Squash

Statistics

This information combined Pumpkin and Squash from 2013 to 2017, Pumpkin not included in 2018 and 2019.

  2013 2014 2015 2016 2017 2018 2019p
Number Of Contracts 4 6 7 6 7 6 5
Tons Contracted 7,870 15,900 16,650 18,600 17,374 4,565 4,485
Tons Harvested 5,282 14,456 14,029 15,914 16,221 4,930 5,373
Gross Farm Value(.000) $579 $1,793 $1,772 $2,063 $2,064 $731 $810

* 2018/2019 - pumpkin exempt/not added into numbers

P = Preliminary

Source: Processor Information Returns

History

 It is believed that squash originated from Mexico and their native range extends from central United States all the way to Argentina. Approximately 20 wild species of squash can be found growing in these temperate and tropical regions.
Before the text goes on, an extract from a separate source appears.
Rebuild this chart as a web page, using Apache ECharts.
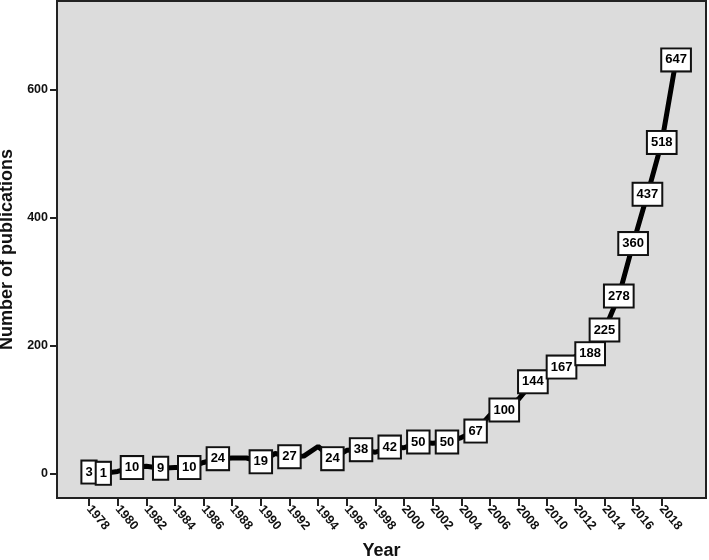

In some sites in Mexico, it’s estimated that squash has been around for over 10,000 years, making it one of the oldest know crops. 

Because of its hard shell it’s theorized that squash were likely used as containers and utensils before becoming an important component in indigenous diets. Winter squash was also popular for Northeastern Native America tribes because of its ability to be stored through the winter.

Nutrition & Health

Butternut squash varieties provide numerous health benefits and are packed full of nutrients. The vegetable has high levels of Vitamin A, B6, and C, folate, fiber, magnesium, phosphorus, riboflavin, and potassium. 

The list of possible benefits includes the ability to improve vision and prevent deterioration, benefit skin care, prevent certain cancers, diabetes management or prevention, strengthen your immune system, build strong bones, and benefit heart health.

Cooking Tips

  • Add to stir fries for more unique flavours and textures.
  • Roast frozen butternut squash in the oven with olive oil, salt, and pepper.
  • Add squash with beans, tomato sauce, and spices to make a quick vegetarian chili.
  • Mash butternut squash with cinnamon, milk and salt for a sweet but savoury side dish.

Interesting Facts

  • Squash comes from the Narragansett Indigenous word "askutasquash." Which roughly translates into "eaten raw or uncooked."
  • Virtually, the entire squash plant is edible. The leaves, tendrils, shoots, stems, flowers, seeds, and fruit can be eaten and was commonly done so by early indigenous groups.
  • Squashes are commonly made into candies in Latin America.